The truth is, the .270 Win. is the only 27-caliber cartridge that enjoys huge commercial success—and it didn’t gain popularity until decades after its release. My guess is that if the .270 Win. were introduced into today’s “make-or-break” market, it likely would never have survived. Its eventual success is attributed to the writings of Jack O’Connor, who is often quoted as saying he thought the .30-06 was a better cartridge.

It’s said that foolish people get their opinions from others, but intelligent people form opinions from multiple sources, including their experiences. My experiences with the .270 Win. have not been very impressive.

The first time I saw it in action was back in the ’60s when my grandfather shot a whitetail on the point of the shoulder. It politely fell down and didn’t move. It was, however, in a different pasture on the other side of a fence. When we arrived, the deer was gone. We looked long and hard, but never found it.

Years later, I was hunting moose in Newfoundland and I watched a man shoot a spike bull seven times with a .270 Win. The last shot hit the spine, and mercifully the bull tipped over and hit the ground. I gutted it for him, and was shocked to find most of the bullets only penetrated about halfway through the moose.

I could, and have, blamed both of those experiences on bullet failure. While I’ll never know for sure with my grandfather’s whitetail, the moose hunter spent thousands of dollars on his hunt, yet went cheap on his ammo. He had the lowest priced, bargain-basement ammo he could find.

Bad bullet, not a bad cartridge? Not so fast.

Several years later, I was hunting mule deer in Montana when I spotted a rutted out, scrawny buck with a huge rack. I shot him with a .270 Win. loaded with factory ammo using the latest, high-tech wonder bullet. The deer dropped, but as I walked closer it tried to get up, so I shot it again. Both were broadside shots, and neither of the 140-grain bullets managed to exit the deer’s body.

I have plenty of other experiences with the .270 Win. that were also less than impressive—whitetails in Alabama, Maine, Saskatchewan and probably a few other places I am mentally blocking. There was a hog in California and an elk in Colorado. They all died, so the unimaginative will argue that the cartridge worked. I am a student of terminal ballistics, and can tell you without hesitation that in each of these circumstances it did not—at least in the technical sense. The fact that the critter died was secondary to the failed performance of the cartridge.

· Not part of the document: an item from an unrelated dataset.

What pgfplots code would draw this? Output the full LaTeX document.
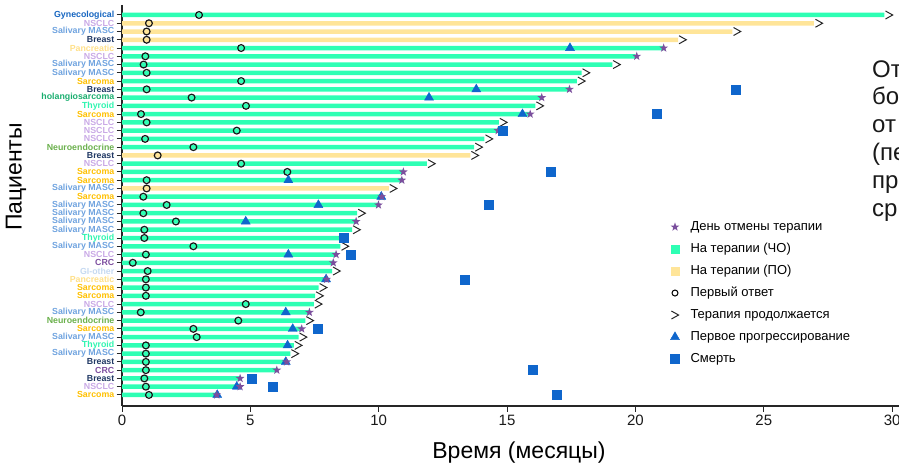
\documentclass[border=0pt]{standalone}
\usepackage{pgfplots}
\pgfplotsset{compat=1.18}
\usepackage{fontspec}
\setmainfont{Liberation Sans}
\definecolor{cGreen}{HTML}{2EFFB4}
\definecolor{cYellow}{HTML}{FFE599}
\definecolor{cStar}{HTML}{7B4F9D}
\definecolor{cBlue}{HTML}{0F66CC}
\definecolor{cGyn}{HTML}{1565C0}
\definecolor{cNSCLC}{HTML}{C9A9E6}
\definecolor{cSal}{HTML}{6FA3DF}
\definecolor{cBreast}{HTML}{203864}
\definecolor{cPanc}{HTML}{FFE08A}
\definecolor{cSarc}{HTML}{FFC000}
\definecolor{cChol}{HTML}{1AAE6F}
\definecolor{cThy}{HTML}{2EF5B0}
\definecolor{cNeuro}{HTML}{6AB04C}
\definecolor{cCRC}{HTML}{7E4FA0}
\definecolor{cGI}{HTML}{C5D9F1}
\pgfdeclareplotmark{chev}{%
  \pgfpathmoveto{\pgfqpoint{-0.9\pgfplotmarksize}{\pgfplotmarksize}}%
  \pgfpathlineto{\pgfqpoint{0.9\pgfplotmarksize}{0pt}}%
  \pgfpathlineto{\pgfqpoint{-0.9\pgfplotmarksize}{-\pgfplotmarksize}}%
  \pgfusepathqstroke}
\pgfdeclareplotmark{fstar}{%
  \pgfpathmoveto{\pgfqpoint{0pt}{\pgfplotmarksize}}%
  \pgfpathlineto{\pgfqpoint{-0.235\pgfplotmarksize}{0.324\pgfplotmarksize}}%
  \pgfpathlineto{\pgfqpoint{-0.951\pgfplotmarksize}{0.309\pgfplotmarksize}}%
  \pgfpathlineto{\pgfqpoint{-0.380\pgfplotmarksize}{-0.124\pgfplotmarksize}}%
  \pgfpathlineto{\pgfqpoint{-0.588\pgfplotmarksize}{-0.809\pgfplotmarksize}}%
  \pgfpathlineto{\pgfqpoint{0pt}{-0.4\pgfplotmarksize}}%
  \pgfpathlineto{\pgfqpoint{0.588\pgfplotmarksize}{-0.809\pgfplotmarksize}}%
  \pgfpathlineto{\pgfqpoint{0.380\pgfplotmarksize}{-0.124\pgfplotmarksize}}%
  \pgfpathlineto{\pgfqpoint{0.951\pgfplotmarksize}{0.309\pgfplotmarksize}}%
  \pgfpathlineto{\pgfqpoint{0.235\pgfplotmarksize}{0.324\pgfplotmarksize}}%
  \pgfpathclose\pgfusepathqfill}
\begin{document}
\begin{tikzpicture}[x=1pt,y=1pt]
\useasboundingbox (0,0) rectangle (899,469);
\begin{axis}[
  at={(122pt,63pt)}, anchor=south west,
  scale only axis, width=783pt, height=401pt,
  xmin=0, xmax=30.5, ymin=-0.21, ymax=48.34, y dir=reverse,
  axis x line=bottom, axis y line=left,
  axis line style={-, draw=black!85, line width=1.2pt},
  tick align=outside, major tick length=5.5pt,
  tick style={draw=black!85, line width=1pt},
  xtick={0,5,...,30},
  ytick={1,...,47},
  /pgf/number format/assume math mode=true,
  xticklabel style={font=\fontsize{15}{15}\selectfont, text=black!90},
  yticklabel style={font=\bfseries\fontsize{8.8}{8.8}\selectfont, inner xsep=2pt, inner ysep=0pt},
  yticklabels={
    \textcolor{cGyn}{Gynecological},
    \textcolor{cNSCLC}{NSCLC},
    \textcolor{cSal}{Salivary MASC},
    \textcolor{cBreast}{Breast},
    \textcolor{cPanc}{Pancreatic},
    \textcolor{cNSCLC}{NSCLC},
    \textcolor{cSal}{Salivary MASC},
    \textcolor{cSal}{Salivary MASC},
    \textcolor{cSarc}{Sarcoma},
    \textcolor{cBreast}{Breast},
    \textcolor{cChol}{holangiosarcoma},
    \textcolor{cThy}{Thyroid},
    \textcolor{cSarc}{Sarcoma},
    \textcolor{cNSCLC}{NSCLC},
    \textcolor{cNSCLC}{NSCLC},
    \textcolor{cNSCLC}{NSCLC},
    \textcolor{cNeuro}{Neuroendocrine},
    \textcolor{cBreast}{Breast},
    \textcolor{cNSCLC}{NSCLC},
    \textcolor{cSarc}{Sarcoma},
    \textcolor{cSarc}{Sarcoma},
    \textcolor{cSal}{Salivary MASC},
    \textcolor{cSarc}{Sarcoma},
    \textcolor{cSal}{Salivary MASC},
    \textcolor{cSal}{Salivary MASC},
    \textcolor{cSal}{Salivary MASC},
    \textcolor{cSal}{Salivary MASC},
    \textcolor{cThy}{Thyroid},
    \textcolor{cSal}{Salivary MASC},
    \textcolor{cNSCLC}{NSCLC},
    \textcolor{cCRC}{CRC},
    \textcolor{cGI}{GI-other},
    \textcolor{cPanc}{Pancreatic},
    \textcolor{cSarc}{Sarcoma},
    \textcolor{cSarc}{Sarcoma},
    \textcolor{cNSCLC}{NSCLC},
    \textcolor{cSal}{Salivary MASC},
    \textcolor{cNeuro}{Neuroendocrine},
    \textcolor{cSarc}{Sarcoma},
    \textcolor{cSal}{Salivary MASC},
    \textcolor{cThy}{Thyroid},
    \textcolor{cSal}{Salivary MASC},
    \textcolor{cBreast}{Breast},
    \textcolor{cCRC}{CRC},
    \textcolor{cBreast}{Breast},
    \textcolor{cNSCLC}{NSCLC},
    \textcolor{cSarc}{Sarcoma}},
  xlabel={Время (месяцы)},
  xlabel style={at={(axis description cs:0.507,-0.115)}, anchor=center, font=\fontsize{23}{23}\selectfont},
  ylabel={Пациенты},
  ylabel style={at={(axis description cs:-0.1354,0.571)}, anchor=center, rotate=0, font=\fontsize{23}{23}\selectfont},
  legend cell align=left,
  legend style={at={(0.7005,0.4613)}, anchor=north west, draw=none, fill=none,
    inner sep=0pt, outer sep=0pt, row sep=10pt,
    font=\fontsize{13}{13}\selectfont,
    nodes={inner xsep=11pt, inner ysep=0pt, text height=9.5pt, text depth=2.5pt}},
]
\addlegendimage{only marks, mark=fstar, mark size=4.6pt, color=cStar}
\addlegendentry{День отмены терапии}
\addlegendimage{only marks, mark=square*, mark size=4.3pt, color=cGreen}
\addlegendentry{На терапии (ЧО)}
\addlegendimage{only marks, mark=square*, mark size=4.3pt, color=cYellow}
\addlegendentry{На терапии (ПО)}
\addlegendimage{only marks, mark=o, mark size=3pt, line width=1pt, color=black}
\addlegendentry{Первый ответ}
\addlegendimage{only marks, mark=chev, mark size=4pt, line width=1pt, color=black!85}
\addlegendentry{Терапия продолжается}
\addlegendimage{only marks, mark=triangle*, mark size=5.2pt, color=cBlue}
\addlegendentry{Первое прогрессирование}
\addlegendimage{only marks, mark=square*, mark size=4.5pt, color=cBlue}
\addlegendentry{Смерть}

% bars (on therapy, CR) -- green
\addplot[xbar, bar width=4.5pt, bar shift=0pt, fill=cGreen, draw=none, forget plot] table {
x y
29.7 1
21.1 5
20.0 6
19.1 7
17.9 8
17.72 9
17.43 10
16.35 11
16.1 12
15.9 13
14.68 14
14.65 15
14.12 16
13.72 17
11.88 19
10.96 20
10.9 21
10.12 23
9.99 24
9.16 25
9.12 26
8.96 27
8.65 28
8.51 29
8.34 30
8.23 31
8.18 32
7.97 33
7.66 34
7.52 35
7.47 36
7.3 37
7.14 38
7.0 39
6.88 40
6.69 41
6.56 42
6.41 43
6.03 44
4.6 45
4.6 46
3.69 47
};
% bars (on therapy, PR) -- yellow
\addplot[xbar, bar width=4.5pt, bar shift=0pt, fill=cYellow, draw=none, forget plot] table {
x y
26.95 2
23.78 3
21.66 4
13.57 18
10.4 22
};
% first response
\addplot[only marks, mark=o, mark size=3.4pt, line width=1.2pt, color=black!90, forget plot] table {
x y
3.0 1
1.05 2
0.96 3
0.96 4
4.64 5
0.91 6
0.84 7
0.96 8
4.64 9
0.96 10
2.71 11
4.83 12
0.74 13
0.96 14
4.47 15
0.9 16
2.78 17
1.39 18
4.64 19
6.44 20
0.96 21
0.96 22
0.83 23
1.74 24
0.83 25
2.1 26
0.87 27
0.87 28
2.78 29
0.93 30
0.42 31
1.0 32
0.93 33
0.93 34
0.93 35
4.82 36
0.73 37
4.53 38
2.78 39
2.91 40
0.93 41
0.93 42
0.93 43
0.93 44
0.87 45
0.93 46
1.05 47
};
% therapy continues
\addplot[only marks, mark=chev, mark size=4pt, line width=1pt, color=black!85, forget plot] table {
x y
29.88 1
27.15 2
23.96 3
21.84 4
19.27 7
18.08 8
17.9 9
16.28 12
14.86 14
14.3 16
13.9 17
13.75 18
12.06 19
10.57 22
9.34 25
9.14 27
8.69 29
8.36 32
7.84 34
7.7 35
7.65 36
7.32 38
7.06 40
6.87 41
6.74 42
};
% first progression
\addplot[only marks, mark=triangle*, mark size=5.2pt, color=cBlue, forget plot] table {
x y
17.45 5
13.8 10
11.96 11
15.6 13
6.48 21
10.1 23
7.65 24
4.82 26
6.48 30
7.95 33
6.38 37
6.65 39
6.45 41
6.38 43
4.47 46
3.71 47
};
% stop day
\addplot[only marks, mark=fstar, mark size=4.6pt, color=cStar, forget plot] table {
x y
21.1 5
20.05 6
17.43 10
16.35 11
15.9 13
14.65 15
10.96 20
10.9 21
10.12 23
9.99 24
9.12 26
8.6 28
8.34 30
8.23 31
7.97 33
7.3 37
7.0 39
6.41 43
6.03 44
4.6 45
4.6 46
3.69 47
};
% death
\addplot[only marks, mark=square*, mark size=4.5pt, color=cBlue, forget plot] table {
x y
23.9 10
20.84 13
14.83 15
16.7 20
14.27 24
8.65 28
8.92 30
13.36 33
7.61 39
16.0 44
5.05 45
5.86 46
16.93 47
};
\end{axis}
\begin{scope}[every node/.style={anchor=base west, inner sep=0pt, font=\fontsize{24}{24}\selectfont, text=black!90}]
\node at (872,391.8) {От};
\node at (872,364) {бо};
\node at (872,336.2) {от};
\node at (872,308.4) {(пе};
\node at (872,280.6) {пр};
\node at (872,252.8) {ср};
\end{scope}
\end{tikzpicture}
\end{document}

I used to do a lot of black bear hunting in Canada and I think I have tracked more wounded bears that were hit with the .270 than all other cartridges combined. But don’t just take my word for it. Kenny Jarrett—inventor of the legendary Beanfield Rifle, the .300 Jarrett cartridge and a world-traveled hunter—told me that hunters lose more deer at his Cowden Plantation in South Carolina with the .270 Win. than with any other cartridge.

I know this will ruffle some feathers, as the .270 has a large, loyal following. I understand that it makes no sense that I’ve had better luck with a .243 Win. than with the .270 Win. I’m a huge fan of the .280 Remington, but when you compare it to the .270 Win., there is little ballistic difference. Explain it? I can’t—at least not from a technical standpoint.

Most will agree that our dislikes and biases are often anything but logical. If you love the .270, I understand—there is no need for you to send me hate mail. I am simply explaining why I do not. I’ll bet there is a cartridge out there you feel the same way about.

For the record, I am stubborn. If anything, I continually try to prove myself wrong. I own several rifles chambered for .270 Win. and keep hunting with them, mostly because I like a little contradiction in my life. I find it keeps things interesting. But it also ensures that my opinions are drawn from a solid foundation of experience. I maintain they are.

It seems no matter how hard I try—as with the search for the Holy Grail—my quest to find love for the .270 has gone and may always remain unfulfilled.